Lloyd Webber is fundamentally a romantic composer at his best with slightly irregular passions. In his last musical it was the love of a monster for an angelic soprano, Here it is the Gigi-like passion of a young girl for her mentor. But he also makes something exquisitely haunting out the ageing George's fondness for his daughter. As he gently sings to her, in the fading light of a Pau terrace, "I want to be the first man you remember, I want to be the last man you forget", you sense the poignancy of paternal affection.

Lloyd Webber's talent for uncluttered emotion finally comes through. But this also has a lot to do with the performance of Kevin Colson as the ageing baronet. Mr Colson endows him with a sad, silvery charm and a fierce anguish at seeing his daughter gradually yielding to his nephew's charms. Diana Morrison as the 14-year-old Jenny also has the right quality of lustful innocence. And Michael Ball plays Alex with a nice sense of bemused guilt.

I was less taken with the charms of Ann Crumb as Rose. It is a difficult role that calls for the qualities of a young Edwige Feuillere who can sing. Ms Crumb certainly has a voice but there is a showbiz toughness about her rather than the sensual maturity the role required. But Kathleen Rowe Allen as the Italian sculptress who seduces both George and his nephew displays a wonderfully blithe and easy sexuality.

Trevor Nunn's production, however, strikes me as a mixed affair. In the first half it is too frenziedly busy with some surprisingly crude bits of stagecraft: a hole, for instance, is noisily punctured in Maria Bjornson's set consisting of seven twirling louvred screens in order to make way for a train compartment. But in the second half Mr Nunn responds to the material and creates both images of rapturous gaiety (in a poetic evocation of a Paris circus) and moments of desolating sadness in the parting of Jenny and Alex.
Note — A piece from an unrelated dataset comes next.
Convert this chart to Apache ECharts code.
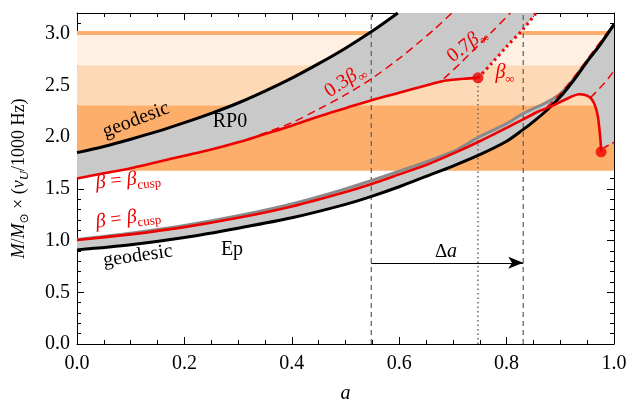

It is an unusual musical for this day and age: one that explores the human heart rather than the possibilities of hi-tech scenery. And, at his best, Mr Lloyd Webber shows a capacity to reach emotions that other composers do not touch. But it is a beguiling, fitfully pleasing musical rather than a perfect one. I feel the real problem is structural and that, whereas in Phantom Mr Lloyd Webber took what he wanted from his source and junked the rest, he has here played it almost too strictly by the book.